[What is being asked]:
The material below should be written out in full and exactly; pictures stay out of the copy.

[Data shown]:
• • • • • • •

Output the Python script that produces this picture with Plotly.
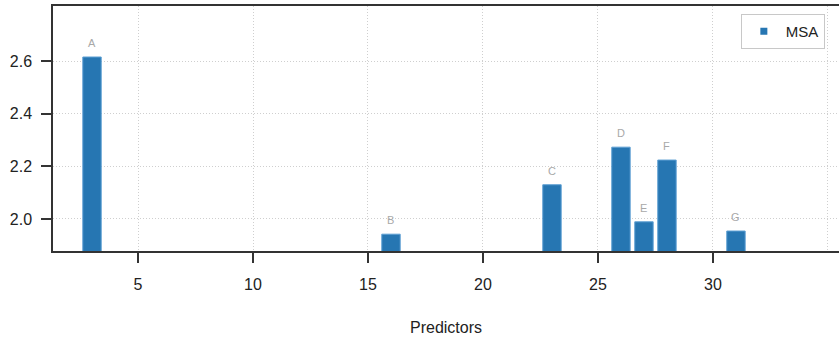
import plotly.graph_objects as go

predictors = [3, 16, 23, 26, 27, 28, 31]
msa_values = [2.616, 1.942, 2.130, 2.273, 1.989, 2.224, 1.954]
labels = ["A", "B", "C", "D", "E", "F", "G"]
x_tickvals = [5, 10, 15, 20, 25, 30]
x_ticktext = ["5", "10", "15", "20", "25", "30"]
x_extra_grid = [35]
y_tickvals = [2.0, 2.2, 2.4, 2.6]
y_ticktext = ["2.0", "2.2", "2.4", "2.6"]

FONT = "Liberation Sans, Arial"

fig = go.Figure()
fig.add_trace(go.Bar(
    x=predictors, y=msa_values, name="MSA", width=0.8,
    marker=dict(color="#2676b2", line=dict(color="#5d9fd3", width=1)),
    showlegend=False,
))
# legend entry with a small square marker
fig.add_trace(go.Scatter(
    x=[None], y=[None], mode="markers", name="MSA",
    marker=dict(symbol="square", size=7, color="#2676b2"),
    showlegend=True,
))

for xv, yv, lab in zip(predictors, msa_values, labels):
    fig.add_annotation(x=xv, y=yv, text=lab, showarrow=False,
                       yanchor="bottom", yshift=6,
                       font=dict(color="#a8a8a8", size=11, family=FONT))

fig.update_layout(
    width=839, height=340,
    margin=dict(l=53, r=0, t=6, b=89),
    paper_bgcolor="white", plot_bgcolor="white",
    font=dict(family=FONT, size=16, color="#222"),
    showlegend=True,
    legend=dict(x=0.982, xanchor="right", y=0.967, yanchor="top",
                bordercolor="#c8c8c8", borderwidth=1, bgcolor="white",
                font=dict(size=15, color="#222"), itemwidth=34),
    xaxis=dict(range=[1.304, 35.48], tickmode="array",
               tickvals=x_tickvals, ticktext=x_ticktext,
               showgrid=True, gridcolor="#cfcfcf", griddash="1px,2px", gridwidth=1,
               minor=dict(tickmode="array", tickvals=x_extra_grid, showgrid=True,
                          gridcolor="#cfcfcf", griddash="1px,2px", gridwidth=1,
                          ticks=""),
               showline=True, linecolor="#333", linewidth=1.5, mirror=True,
               ticks="outside", ticklen=10, tickcolor="#333", tickwidth=1.5,
               ticklabelstandoff=8,
               zeroline=False, automargin=False,
               title=dict(text="Predictors", font=dict(size=16, color="#222"), standoff=30)),
    yaxis=dict(range=[1.878, 2.81], tickvals=y_tickvals, ticktext=y_ticktext,
               showgrid=True, gridcolor="#cfcfcf", griddash="1px,2px", gridwidth=1,
               showline=True, linecolor="#333", linewidth=1.5,
               ticks="outside", ticklen=10, tickcolor="#333", tickwidth=1.5,
               ticklabelstandoff=6,
               zeroline=False, automargin=False),
)

fig.write_html("out.html", config={"displayModeBar": False},
               post_script="document.body.style.margin='0';")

• • • • • • •

[Response]:
Output the Python script that produces this picture with Plotly.
import plotly.graph_objects as go

predictors = [3, 16, 23, 26, 27, 28, 31]
msa_values = [2.616, 1.942, 2.130, 2.273, 1.989, 2.224, 1.954]
labels = ["A", "B", "C", "D", "E", "F", "G"]
x_tickvals = [5, 10, 15, 20, 25, 30]
x_ticktext = ["5", "10", "15", "20", "25", "30"]
x_extra_grid = [35]
y_tickvals = [2.0, 2.2, 2.4, 2.6]
y_ticktext = ["2.0", "2.2", "2.4", "2.6"]

FONT = "Liberation Sans, Arial"

fig = go.Figure()
fig.add_trace(go.Bar(
    x=predictors, y=msa_values, name="MSA", width=0.8,
    marker=dict(color="#2676b2", line=dict(color="#5d9fd3", width=1)),
    showlegend=False,
))
# legend entry with a small square marker
fig.add_trace(go.Scatter(
    x=[None], y=[None], mode="markers", name="MSA",
    marker=dict(symbol="square", size=7, color="#2676b2"),
    showlegend=True,
))

for xv, yv, lab in zip(predictors, msa_values, labels):
    fig.add_annotation(x=xv, y=yv, text=lab, showarrow=False,
                       yanchor="bottom", yshift=6,
                       font=dict(color="#a8a8a8", size=11, family=FONT))

fig.update_layout(
    width=839, height=340,
    margin=dict(l=53, r=0, t=6, b=89),
    paper_bgcolor="white", plot_bgcolor="white",
    font=dict(family=FONT, size=16, color="#222"),
    showlegend=True,
    legend=dict(x=0.982, xanchor="right", y=0.967, yanchor="top",
                bordercolor="#c8c8c8", borderwidth=1, bgcolor="white",
                font=dict(size=15, color="#222"), itemwidth=34),
    xaxis=dict(range=[1.304, 35.48], tickmode="array",
               tickvals=x_tickvals, ticktext=x_ticktext,
               showgrid=True, gridcolor="#cfcfcf", griddash="1px,2px", gridwidth=1,
               minor=dict(tickmode="array", tickvals=x_extra_grid, showgrid=True,
                          gridcolor="#cfcfcf", griddash="1px,2px", gridwidth=1,
                          ticks=""),
               showline=True, linecolor="#333", linewidth=1.5, mirror=True,
               ticks="outside", ticklen=10, tickcolor="#333", tickwidth=1.5,
               ticklabelstandoff=8,
               zeroline=False, automargin=False,
               title=dict(text="Predictors", font=dict(size=16, color="#222"), standoff=30)),
    yaxis=dict(range=[1.878, 2.81], tickvals=y_tickvals, ticktext=y_ticktext,
               showgrid=True, gridcolor="#cfcfcf", griddash="1px,2px", gridwidth=1,
               showline=True, linecolor="#333", linewidth=1.5,
               ticks="outside", ticklen=10, tickcolor="#333", tickwidth=1.5,
               ticklabelstandoff=6,
               zeroline=False, automargin=False),
)

fig.write_html("out.html", config={"displayModeBar": False},
               post_script="document.body.style.margin='0';")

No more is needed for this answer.